** START **
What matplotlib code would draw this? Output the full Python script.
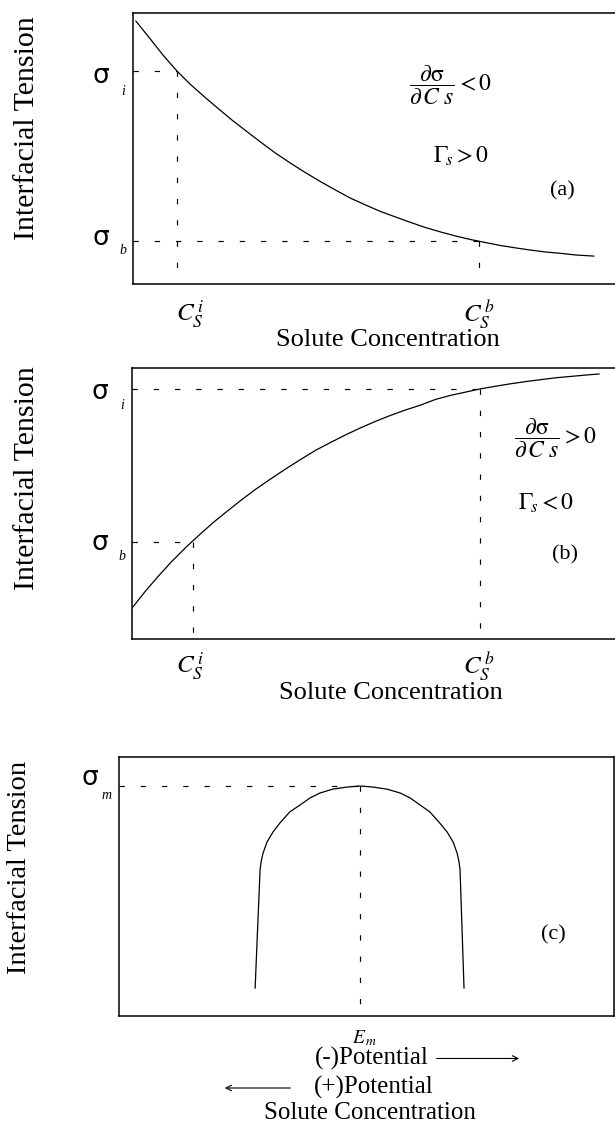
import matplotlib.pyplot as plt

plt.rcParams["font.family"] = ["Liberation Serif", "DejaVu Sans"]
plt.rcParams["mathtext.fontset"] = "stix"

# panel (a): interfacial tension falls with solute concentration
conc_a = [0.6, 3.5, 6.2, 9.1, 11.8, 14.7, 17.6, 20.5, 23.4, 26.4, 29.5, 32.6, 35.7, 38.8,
          41.9, 45.0, 48.1, 51.2, 54.4, 57.5, 60.6, 63.7, 66.8, 69.9, 73.0, 76.1, 79.3,
          82.4, 85.5, 88.6, 91.7, 95.4]
tension_a = [97.0, 90.6, 84.5, 78.6, 73.8, 69.2, 64.8, 60.5, 56.5, 52.4, 48.3, 44.6, 41.1, 37.8,
             34.7, 31.7, 29.2, 26.8, 24.7, 22.7, 20.8, 19.2, 17.7, 16.4, 15.3, 14.2, 13.3,
             12.5, 11.8, 11.3, 10.7, 10.3]
sigma_i_a, sigma_b_a = 78.6, 15.9
cs_i_a, cs_b_a = 9.1, 71.7

# panel (b): interfacial tension rises with solute concentration
conc_b = [0.0, 2.7, 5.4, 8.1, 11.0, 13.9, 16.8, 19.7, 22.6, 25.5, 28.6, 31.7, 34.8, 37.9,
          41.0, 44.1, 47.2, 50.3, 53.4, 56.5, 59.6, 62.7, 65.8, 68.9, 72.0, 75.2, 78.3,
          81.4, 84.5, 87.6, 90.7, 93.8, 96.5]
tension_b = [11.4, 17.5, 23.1, 28.4, 33.6, 38.4, 43.0, 47.2, 51.3, 55.2, 59.0, 62.7, 66.2, 69.6,
             72.5, 75.3, 77.9, 80.3, 82.5, 84.5, 86.3, 88.4, 89.9, 91.1, 92.3, 93.3, 94.2,
             95.0, 95.7, 96.4, 96.9, 97.4, 97.8]
sigma_i_b, sigma_b_b = 92.3, 35.8
cs_i_b, cs_b_b = 12.6, 71.8

# panel (c): electrocapillary curve
potential_c = [27.5, 28.5, 28.7, 29.1, 29.9, 31.1, 32.5, 34.5, 36.6, 38.6, 40.6, 43.2, 46.1,
               48.7, 51.3, 54.1, 56.8, 58.8, 60.8, 62.8, 64.8, 66.3, 67.5, 68.3, 68.7, 68.9, 69.7]
tension_c = [10.8, 56.4, 59.5, 62.9, 67.2, 71.0, 74.5, 78.8, 81.5, 84.2, 86.1, 87.6, 88.4,
             88.8, 88.4, 87.6, 86.1, 84.2, 81.5, 78.8, 74.5, 71.0, 67.2, 62.9, 59.5, 56.4, 10.8]
sigma_m, e_m = 88.8, 48.7

DASH = (0, (4.5, 13.5))
W, H = 615, 1127


def make_axes(fig, left, top, right, bottom, show_right):
    ax = fig.add_axes([left / W, 1 - bottom / H, (right - left) / W, (bottom - top) / H])
    ax.set_xlim(0, 100)
    ax.set_ylim(0, 100)
    ax.set_xticks([])
    ax.set_yticks([])
    for s in ax.spines.values():
        s.set_linewidth(1.1)
    ax.spines["right"].set_visible(show_right)
    return ax


def guides(ax, x, y):
    ax.plot([0, x], [y, y], color="black", lw=0.85, ls=DASH)
    ax.plot([x, x], [y, 0], color="black", lw=0.85, ls=DASH)


def sigma_label(ax, y, sub, x=-6.7, xs=-2.1, dy=5.0):
    ax.text(x, y, "σ", fontsize=19, ha="center", va="center", family="DejaVu Sans", clip_on=False)
    ax.text(xs, y - dy, sub, fontsize=10, style="italic", ha="center", va="center", clip_on=False)


fig = plt.figure(figsize=(W / 100, H / 100), dpi=100)

# ---- (a)
ax = make_axes(fig, 133, 13, 616, 284, False)
ax.plot(conc_a, tension_a, color="black", lw=0.9)
guides(ax, cs_i_a, sigma_i_a)
guides(ax, cs_b_a, sigma_b_a)
sigma_label(ax, 76.6, "i", dy=5.4)
sigma_label(ax, 17.0, "b", dy=4.8)
ax.text(11.8, -11.5, r"$C_S^{\,i}$", fontsize=18, ha="center", va="center", clip_on=False)
ax.text(71.6, -11.5, r"$C_S^{\,b}$", fontsize=18, ha="center", va="center", clip_on=False)
ax.text(52.7, -20.8, "Solute Concentration", fontsize=19, ha="center", va="center", clip_on=False)
ax.text(65.8, 73.4, r"$\dfrac{\partial\mathrm{\sigma}}{\partial\,C\;s}<0$", fontsize=17,
        ha="center", va="center")
ax.text(68.0, 47.0, r"$\Gamma_{\!s} > 0$", fontsize=17, ha="center", va="center")
ax.text(88.8, 34.3, "(a)", fontsize=16, ha="center", va="center")
fig.text(27 / W, 1 - 128 / H, "Interfacial Tension", fontsize=21.5, rotation=90,
         ha="center", va="center")

# ---- (b)
ax = make_axes(fig, 132, 368, 616, 639, False)
ax.plot(conc_b, tension_b, color="black", lw=0.9)
guides(ax, cs_b_b, sigma_i_b)
guides(ax, cs_i_b, sigma_b_b)
sigma_label(ax, 91.1, "i", x=-6.6, dy=4.8)
sigma_label(ax, 35.4, "b", x=-6.6, dy=5.1)
ax.text(12.0, -10.2, r"$C_S^{\,i}$", fontsize=18, ha="center", va="center", clip_on=False)
ax.text(71.6, -10.2, r"$C_S^{\,b}$", fontsize=18, ha="center", va="center", clip_on=False)
ax.text(53.4, -19.8, "Solute Concentration", fontsize=19, ha="center", va="center", clip_on=False)
ax.text(87.4, 74.2, r"$\dfrac{\partial\mathrm{\sigma}}{\partial\,C\;s}>0$", fontsize=17,
        ha="center", va="center")
ax.text(85.5, 50.2, r"$\Gamma_{\!s} < 0$", fontsize=17, ha="center", va="center")
ax.text(89.4, 31.0, "(b)", fontsize=16, ha="center", va="center")
fig.text(27 / W, 1 - 478 / H, "Interfacial Tension", fontsize=21.5, rotation=90,
         ha="center", va="center")

# ---- (c)
ax = make_axes(fig, 119, 757, 614, 1016, True)
ax.plot(potential_c, tension_c, color="black", lw=0.9)
guides(ax, e_m, sigma_m)
sigma_label(ax, 91.9, "m", x=-5.9, xs=-2.6, dy=6.6)
ax.text(49.7, -8.6, r"$E_{\,m}$", fontsize=14, ha="center", va="center", clip_on=False)
ax.text(51.1, -16.3, "(-)Potential", fontsize=18, ha="center", va="center", clip_on=False)
ax.text(51.5, -27.6, "(+)Potential", fontsize=18, ha="center", va="center", clip_on=False)
ax.text(50.7, -37.3, "Solute Concentration", fontsize=18, ha="center", va="center", clip_on=False)
ax.annotate("", xy=(81.4, -16.4), xytext=(63.6, -16.4), annotation_clip=False,
            arrowprops=dict(arrowstyle="->", lw=0.8, color="black"))
ax.annotate("", xy=(20.8, -27.8), xytext=(35.2, -27.8), annotation_clip=False,
            arrowprops=dict(arrowstyle="->", lw=0.8, color="black"))
ax.text(87.7, 31.3, "(c)", fontsize=16, ha="center", va="center")
fig.text(20 / W, 1 - 867 / H, "Interfacial Tension", fontsize=20.5, rotation=90,
         ha="center", va="center")

fig.savefig("out.png", dpi=100)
** END **
▶ [Task statement]
Copy out each line exactly, without the pictures.

▶ [Answer for this exercise]
What matplotlib code would draw this? Output the full Python script.
import matplotlib.pyplot as plt

plt.rcParams["font.family"] = ["Liberation Serif", "DejaVu Sans"]
plt.rcParams["mathtext.fontset"] = "stix"

# panel (a): interfacial tension falls with solute concentration
conc_a = [0.6, 3.5, 6.2, 9.1, 11.8, 14.7, 17.6, 20.5, 23.4, 26.4, 29.5, 32.6, 35.7, 38.8,
          41.9, 45.0, 48.1, 51.2, 54.4, 57.5, 60.6, 63.7, 66.8, 69.9, 73.0, 76.1, 79.3,
          82.4, 85.5, 88.6, 91.7, 95.4]
tension_a = [97.0, 90.6, 84.5, 78.6, 73.8, 69.2, 64.8, 60.5, 56.5, 52.4, 48.3, 44.6, 41.1, 37.8,
             34.7, 31.7, 29.2, 26.8, 24.7, 22.7, 20.8, 19.2, 17.7, 16.4, 15.3, 14.2, 13.3,
             12.5, 11.8, 11.3, 10.7, 10.3]
sigma_i_a, sigma_b_a = 78.6, 15.9
cs_i_a, cs_b_a = 9.1, 71.7

# panel (b): interfacial tension rises with solute concentration
conc_b = [0.0, 2.7, 5.4, 8.1, 11.0, 13.9, 16.8, 19.7, 22.6, 25.5, 28.6, 31.7, 34.8, 37.9,
          41.0, 44.1, 47.2, 50.3, 53.4, 56.5, 59.6, 62.7, 65.8, 68.9, 72.0, 75.2, 78.3,
          81.4, 84.5, 87.6, 90.7, 93.8, 96.5]
tension_b = [11.4, 17.5, 23.1, 28.4, 33.6, 38.4, 43.0, 47.2, 51.3, 55.2, 59.0, 62.7, 66.2, 69.6,
             72.5, 75.3, 77.9, 80.3, 82.5, 84.5, 86.3, 88.4, 89.9, 91.1, 92.3, 93.3, 94.2,
             95.0, 95.7, 96.4, 96.9, 97.4, 97.8]
sigma_i_b, sigma_b_b = 92.3, 35.8
cs_i_b, cs_b_b = 12.6, 71.8

# panel (c): electrocapillary curve
potential_c = [27.5, 28.5, 28.7, 29.1, 29.9, 31.1, 32.5, 34.5, 36.6, 38.6, 40.6, 43.2, 46.1,
               48.7, 51.3, 54.1, 56.8, 58.8, 60.8, 62.8, 64.8, 66.3, 67.5, 68.3, 68.7, 68.9, 69.7]
tension_c = [10.8, 56.4, 59.5, 62.9, 67.2, 71.0, 74.5, 78.8, 81.5, 84.2, 86.1, 87.6, 88.4,
             88.8, 88.4, 87.6, 86.1, 84.2, 81.5, 78.8, 74.5, 71.0, 67.2, 62.9, 59.5, 56.4, 10.8]
sigma_m, e_m = 88.8, 48.7

DASH = (0, (4.5, 13.5))
W, H = 615, 1127


def make_axes(fig, left, top, right, bottom, show_right):
    ax = fig.add_axes([left / W, 1 - bottom / H, (right - left) / W, (bottom - top) / H])
    ax.set_xlim(0, 100)
    ax.set_ylim(0, 100)
    ax.set_xticks([])
    ax.set_yticks([])
    for s in ax.spines.values():
        s.set_linewidth(1.1)
    ax.spines["right"].set_visible(show_right)
    return ax


def guides(ax, x, y):
    ax.plot([0, x], [y, y], color="black", lw=0.85, ls=DASH)
    ax.plot([x, x], [y, 0], color="black", lw=0.85, ls=DASH)


def sigma_label(ax, y, sub, x=-6.7, xs=-2.1, dy=5.0):
    ax.text(x, y, "σ", fontsize=19, ha="center", va="center", family="DejaVu Sans", clip_on=False)
    ax.text(xs, y - dy, sub, fontsize=10, style="italic", ha="center", va="center", clip_on=False)


fig = plt.figure(figsize=(W / 100, H / 100), dpi=100)

# ---- (a)
ax = make_axes(fig, 133, 13, 616, 284, False)
ax.plot(conc_a, tension_a, color="black", lw=0.9)
guides(ax, cs_i_a, sigma_i_a)
guides(ax, cs_b_a, sigma_b_a)
sigma_label(ax, 76.6, "i", dy=5.4)
sigma_label(ax, 17.0, "b", dy=4.8)
ax.text(11.8, -11.5, r"$C_S^{\,i}$", fontsize=18, ha="center", va="center", clip_on=False)
ax.text(71.6, -11.5, r"$C_S^{\,b}$", fontsize=18, ha="center", va="center", clip_on=False)
ax.text(52.7, -20.8, "Solute Concentration", fontsize=19, ha="center", va="center", clip_on=False)
ax.text(65.8, 73.4, r"$\dfrac{\partial\mathrm{\sigma}}{\partial\,C\;s}<0$", fontsize=17,
        ha="center", va="center")
ax.text(68.0, 47.0, r"$\Gamma_{\!s} > 0$", fontsize=17, ha="center", va="center")
ax.text(88.8, 34.3, "(a)", fontsize=16, ha="center", va="center")
fig.text(27 / W, 1 - 128 / H, "Interfacial Tension", fontsize=21.5, rotation=90,
         ha="center", va="center")

# ---- (b)
ax = make_axes(fig, 132, 368, 616, 639, False)
ax.plot(conc_b, tension_b, color="black", lw=0.9)
guides(ax, cs_b_b, sigma_i_b)
guides(ax, cs_i_b, sigma_b_b)
sigma_label(ax, 91.1, "i", x=-6.6, dy=4.8)
sigma_label(ax, 35.4, "b", x=-6.6, dy=5.1)
ax.text(12.0, -10.2, r"$C_S^{\,i}$", fontsize=18, ha="center", va="center", clip_on=False)
ax.text(71.6, -10.2, r"$C_S^{\,b}$", fontsize=18, ha="center", va="center", clip_on=False)
ax.text(53.4, -19.8, "Solute Concentration", fontsize=19, ha="center", va="center", clip_on=False)
ax.text(87.4, 74.2, r"$\dfrac{\partial\mathrm{\sigma}}{\partial\,C\;s}>0$", fontsize=17,
        ha="center", va="center")
ax.text(85.5, 50.2, r"$\Gamma_{\!s} < 0$", fontsize=17, ha="center", va="center")
ax.text(89.4, 31.0, "(b)", fontsize=16, ha="center", va="center")
fig.text(27 / W, 1 - 478 / H, "Interfacial Tension", fontsize=21.5, rotation=90,
         ha="center", va="center")

# ---- (c)
ax = make_axes(fig, 119, 757, 614, 1016, True)
ax.plot(potential_c, tension_c, color="black", lw=0.9)
guides(ax, e_m, sigma_m)
sigma_label(ax, 91.9, "m", x=-5.9, xs=-2.6, dy=6.6)
ax.text(49.7, -8.6, r"$E_{\,m}$", fontsize=14, ha="center", va="center", clip_on=False)
ax.text(51.1, -16.3, "(-)Potential", fontsize=18, ha="center", va="center", clip_on=False)
ax.text(51.5, -27.6, "(+)Potential", fontsize=18, ha="center", va="center", clip_on=False)
ax.text(50.7, -37.3, "Solute Concentration", fontsize=18, ha="center", va="center", clip_on=False)
ax.annotate("", xy=(81.4, -16.4), xytext=(63.6, -16.4), annotation_clip=False,
            arrowprops=dict(arrowstyle="->", lw=0.8, color="black"))
ax.annotate("", xy=(20.8, -27.8), xytext=(35.2, -27.8), annotation_clip=False,
            arrowprops=dict(arrowstyle="->", lw=0.8, color="black"))
ax.text(87.7, 31.3, "(c)", fontsize=16, ha="center", va="center")
fig.text(20 / W, 1 - 867 / H, "Interfacial Tension", fontsize=20.5, rotation=90,
         ha="center", va="center")

fig.savefig("out.png", dpi=100)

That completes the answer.